I stumbled into the Ask500 Questions site this weekend and it has been fascinating. Here is the concept: you write a question, pose some possible answers and let visitors to the site cast some votes. Ask500 Questions then tracks the answers on a map and breaks down the results a bit. I guess if a question gets to 500 people (seems doubtful right now), then the question is retired.

I posed a couple of questions, including whether or not technology helps someone become a better writer, whether teachers should encourage their students into social action projects, and (as you can also upload images) which Boolean Squared webcomic character is destined for something spectacular.

Go ahead and vote yourself and add your own question.

You can also embed the queries and results into a blog post, so let me give it a try:


I was pondering whether this has any applications in the classroom.

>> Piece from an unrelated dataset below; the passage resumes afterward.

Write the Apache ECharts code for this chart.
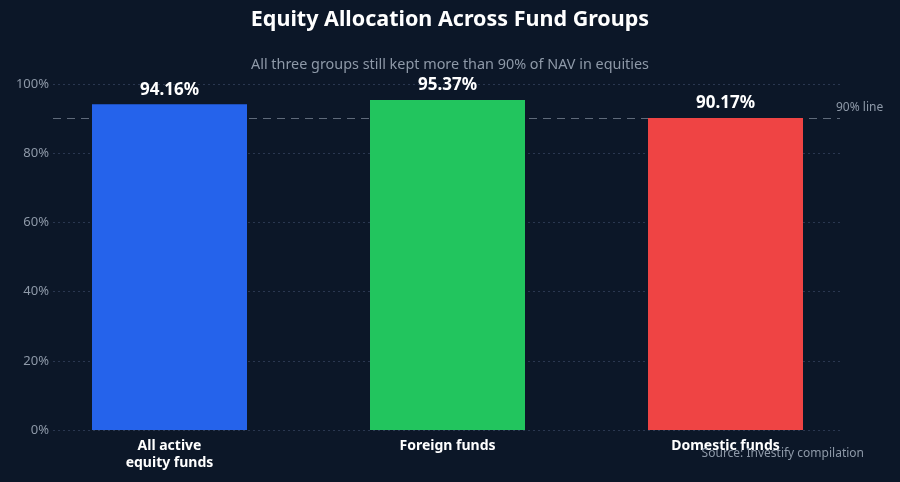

While I may not want my students freely roaming the questions — some may be on the line of appropriateness — it might be interesting to have them propose a question and possible answers, and then track what happens to the results as a class (after casting some predictions).
Peace (in results),
Kevin

5 Comments
  1. Pingback: Ask 500 People | Larry Ferlazzo's Websites of the Day...

  2. I teach an educational technology class and a couple of the teachers had their students ask survey questions of kids in the school. The students generated their own questions. One teacher used Create-a-Graph (http://nces.ed.gov/nceskids/createAGraph/) to post their results, another Excel. The students loved formulating the questions, walking around and asking other students during recess and lunch for their answers, then producing a professional looking graph to share their answer. This is a great follow-up! How exciting to see responses from around the world coming in. I agree, I’d not have my students browse the website, but embedding the results in your blog is perfect.

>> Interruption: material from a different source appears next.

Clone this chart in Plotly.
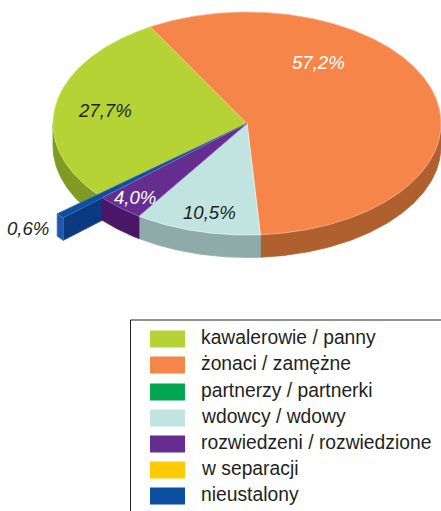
import numpy as np
import plotly.graph_objects as go

categories = ["kawalerowie / panny", "żonaci / zamężne", "partnerzy / partnerki", "wdowcy / wdowy",
              "rozwiedzeni / rozwiedzione", "w separacji", "nieustalony"]
shares = [27.7, 57.2, 0.0, 10.5, 4.0, 0.0, 0.6]
share_labels = ["27,7%", "57,2%", None, "10,5%", "4,0%", None, "0,6%"]
top_colors = ["#B5D334", "#F6854A", "#00A651", "#C1E4E1", "#662D91", "#FFCB05", "#0B4EA2"]
side_colors = ["#7F9B21", "#B0602F", "#007A3C", "#8FABA9", "#4A1668", "#B08C00", "#0B3A82"]
edge_colors = ["#D5E27A", "#F9B48F", "#00A651", "#E6F4F2", "#9270B5", "#FFCB05", "#3F74BE"]
label_colors = ["#231F20", "#FFFFFF", None, "#231F20", "#FFFFFF", None, "#231F20"]
label_xy = [(105, 110), (318, 62), None, (209, 212), (135, 197), None, (28, 228)]

CX, CY, RX, RY, DEPTH = 247.0, 123.5, 194.0, 111.5, 22.5
START = -129.6
BLUE_PULL = 1.27

fig = go.Figure()


def pt(deg, k=1.0, dz=0.0):
    a = np.radians(deg)
    return CX + RX * k * np.sin(a), CY - RY * k * np.cos(a) + dz


def poly(xs, ys, fill, line=None, width=0.8):
    fig.add_trace(go.Scatter(
        x=list(xs) + [xs[0]], y=list(ys) + [ys[0]], mode="lines", fill="toself", fillcolor=fill,
        line=dict(color=line or fill, width=width), hoverinfo="skip", showlegend=False, cliponaxis=True))


def arc(a0, a1, k=1.0, dz=0.0):
    t = np.linspace(a0, a1, max(2, int(abs(a1 - a0)) * 2 + 2))
    return pt(t, k, dz)


# cumulative angles, clockwise from START
ends = START + np.cumsum(shares) * 3.6
begins = np.concatenate([[START], ends[:-1]])
spans = list(zip(begins, ends))


def outer_wall(i):
    a0, a1 = spans[i]
    # the visible outer wall lies where the rim faces the viewer (90..270 from top)
    for shift in (0, 360):
        lo, hi = max(a0 + shift, 90), min(a1 + shift, 270)
        if hi > lo:
            x1, y1 = arc(lo, hi)
            x2, y2 = arc(hi, lo, dz=DEPTH)
            poly(np.r_[x1, x2], np.r_[y1, y2], side_colors[i])


def top_face(i, k=1.0):
    a0, a1 = spans[i]
    x, y = arc(a0, a1, k)
    poly(np.r_[CX, x], np.r_[CY, y], top_colors[i], edge_colors[i])


# green is furthest back, the pulled-out blue sliver runs over it
outer_wall(0)
top_face(0)

a0, a1 = spans[6]
xa, ya = pt(a0, BLUE_PULL)
xb, yb = pt(a1, BLUE_PULL)
poly([CX, xa, xa, CX], [CY, ya, ya + DEPTH, CY + DEPTH], side_colors[6])
poly([xa, xb, xb, xa], [ya, yb, yb + DEPTH, ya + DEPTH], "#1F55AA", "#3F74BE")
top_face(6, BLUE_PULL)

for i in (1, 3, 4):
    outer_wall(i)
for i in (1, 3, 4):
    top_face(i)

for lab, xy, col in zip(share_labels, label_xy, label_colors):
    if lab:
        fig.add_annotation(x=xy[0], y=xy[1], text=lab, showarrow=False,
                           font=dict(family="Liberation Sans", size=18.6, color=col, style="italic"))

# legend panel
legend_y = [339, 365, 392, 418, 444, 470, 496]
fig.add_shape(type="rect", x0=130.5, x1=450, y0=320, y1=520, line=dict(color="#231F20", width=1))
for name, col, y in zip(categories, top_colors, legend_y):
    poly([150, 185, 185, 150], [y - 8.5, y - 8.5, y + 8.5, y + 8.5], col, col, 0)
    fig.add_annotation(x=198.5, y=y - 1.5, text=name, showarrow=False, xanchor="left",
                       font=dict(family="Liberation Sans", size=19.3, color="#231F20"))

fig.update_xaxes(range=[0, 441], visible=False, fixedrange=True)
fig.update_yaxes(range=[511, 0], visible=False, fixedrange=True)
fig.update_layout(width=441, height=511, margin=dict(l=0, r=0, t=0, b=0),
                  paper_bgcolor="white", plot_bgcolor="white", showlegend=False)
fig.write_html("out.html", config=dict(displayModeBar=False),
               post_script="document.body.style.margin='0';document.body.style.overflow='hidden';")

  3. some great stuff not jsut with this, but earlier on. thanks to Larry Ferlazzo, i can continue to find out more.
    Thanks for sharing.

  4. Thanks for the writeup Kevin – the site has had a great response with teachers so far, but I’m not sure where to go with that. Any ideas? Anything that’d make it more useful or interesting in your classroom?

  5. Thanks all around and Aaron, I will think some more about your question of applications and get back to you. I appreciate your willingness to be open to suggestions. I like the site very much and find it intriguing.